▶

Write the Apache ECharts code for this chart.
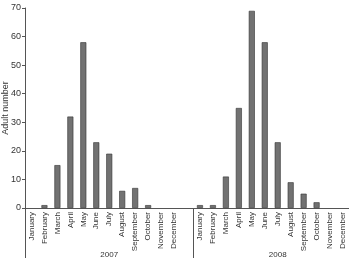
<!DOCTYPE html>
<html>
<head>
<meta charset="utf-8">
<script src="https://cdn.jsdelivr.net/npm/echarts@6/dist/echarts.min.js"></script>
<style>
  html, body { margin: 0; padding: 0; background: #fff; }
  #main { width: 349px; height: 258px; }
</style>
</head>
<body>
<div id="main"></div>
<script>
const months = ['January', 'February', 'March', 'April', 'May', 'June', 'July',
  'August', 'September', 'October', 'November', 'December']
const years = ['2007', '2008']
const adults2007 = [0, 1, 15, 32, 58, 23, 19, 6, 7, 1, 0, 0]
const adults2008 = [1, 1, 11, 35, 69, 58, 23, 9, 5, 2, 0, 0]
const yTicks = [0, 10, 20, 30, 40, 50, 60, 70]

// one empty slot between the two years
const cats = months.concat([''], months)
const values = adults2007.concat([null], adults2008)
  .map(v => v === 0 ? { value: 0, itemStyle: { borderWidth: 0 } } : v)
const yearCats = cats.map((_, i) => i === 6 ? years[0] : i === 19 ? years[1] : '')

var chart = echarts.init(document.getElementById('main'))

let font = 'Liberation Sans, Arial, sans-serif'

let option = {
  animation: false,
  grid: { left: 25, right: 0, top: 8, bottom: 50, outerBoundsMode: 'none', containLabel: false },
  xAxis: [
    {
      type: 'category',
      data: cats,
      axisLine: { lineStyle: { color: '#555', width: 1 } },
      axisTick: { show: false },
      axisLabel: {
        rotate: 90, interval: 0, margin: 4,
        fontSize: 8, color: '#333', fontFamily: font
      }
    },
    {
      type: 'category',
      data: yearCats,
      position: 'bottom',
      axisLine: { show: false },
      axisTick: {
        show: true, length: 50, inside: false,
        interval: (i) => i === 0 || i === 13,
        lineStyle: { color: '#555' }
      },
      axisLabel: {
        interval: 0, margin: 43,
        fontSize: 8, color: '#333', fontFamily: font
      }
    }
  ],
  yAxis: {
    type: 'value',
    min: yTicks[0],
    max: yTicks[yTicks.length - 1],
    interval: 10,
    name: 'Adult number',
    nameLocation: 'middle',
    nameGap: 15,
    nameMoveOverlap: false,
    nameTextStyle: { fontSize: 9, color: '#333', fontFamily: font },
    axisLine: { show: true, lineStyle: { color: '#555' } },
    axisTick: { show: true, length: 3, lineStyle: { color: '#555' } },
    axisLabel: { fontSize: 9, color: '#333', margin: 4, fontFamily: font },
    splitLine: { show: false }
  },
  series: [{
    type: 'bar',
    data: values,
    barWidth: 6,
    itemStyle: { color: '#727272', borderColor: '#333', borderWidth: 0.6 }
  }]
}

chart.setOption(option)
</script>
</body>
</html>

◀

Request:
Copy out every line of the material above exactly, skipping the pictures.

Result below:
Write the Apache ECharts code for this chart.
<!DOCTYPE html>
<html>
<head>
<meta charset="utf-8">
<script src="https://cdn.jsdelivr.net/npm/echarts@6/dist/echarts.min.js"></script>
<style>
  html, body { margin: 0; padding: 0; background: #fff; }
  #main { width: 349px; height: 258px; }
</style>
</head>
<body>
<div id="main"></div>
<script>
const months = ['January', 'February', 'March', 'April', 'May', 'June', 'July',
  'August', 'September', 'October', 'November', 'December']
const years = ['2007', '2008']
const adults2007 = [0, 1, 15, 32, 58, 23, 19, 6, 7, 1, 0, 0]
const adults2008 = [1, 1, 11, 35, 69, 58, 23, 9, 5, 2, 0, 0]
const yTicks = [0, 10, 20, 30, 40, 50, 60, 70]

// one empty slot between the two years
const cats = months.concat([''], months)
const values = adults2007.concat([null], adults2008)
  .map(v => v === 0 ? { value: 0, itemStyle: { borderWidth: 0 } } : v)
const yearCats = cats.map((_, i) => i === 6 ? years[0] : i === 19 ? years[1] : '')

var chart = echarts.init(document.getElementById('main'))

let font = 'Liberation Sans, Arial, sans-serif'

let option = {
  animation: false,
  grid: { left: 25, right: 0, top: 8, bottom: 50, outerBoundsMode: 'none', containLabel: false },
  xAxis: [
    {
      type: 'category',
      data: cats,
      axisLine: { lineStyle: { color: '#555', width: 1 } },
      axisTick: { show: false },
      axisLabel: {
        rotate: 90, interval: 0, margin: 4,
        fontSize: 8, color: '#333', fontFamily: font
      }
    },
    {
      type: 'category',
      data: yearCats,
      position: 'bottom',
      axisLine: { show: false },
      axisTick: {
        show: true, length: 50, inside: false,
        interval: (i) => i === 0 || i === 13,
        lineStyle: { color: '#555' }
      },
      axisLabel: {
        interval: 0, margin: 43,
        fontSize: 8, color: '#333', fontFamily: font
      }
    }
  ],
  yAxis: {
    type: 'value',
    min: yTicks[0],
    max: yTicks[yTicks.length - 1],
    interval: 10,
    name: 'Adult number',
    nameLocation: 'middle',
    nameGap: 15,
    nameMoveOverlap: false,
    nameTextStyle: { fontSize: 9, color: '#333', fontFamily: font },
    axisLine: { show: true, lineStyle: { color: '#555' } },
    axisTick: { show: true, length: 3, lineStyle: { color: '#555' } },
    axisLabel: { fontSize: 9, color: '#333', margin: 4, fontFamily: font },
    splitLine: { show: false }
  },
  series: [{
    type: 'bar',
    data: values,
    barWidth: 6,
    itemStyle: { color: '#727272', borderColor: '#333', borderWidth: 0.6 }
  }]
}

chart.setOption(option)
</script>
</body>
</html>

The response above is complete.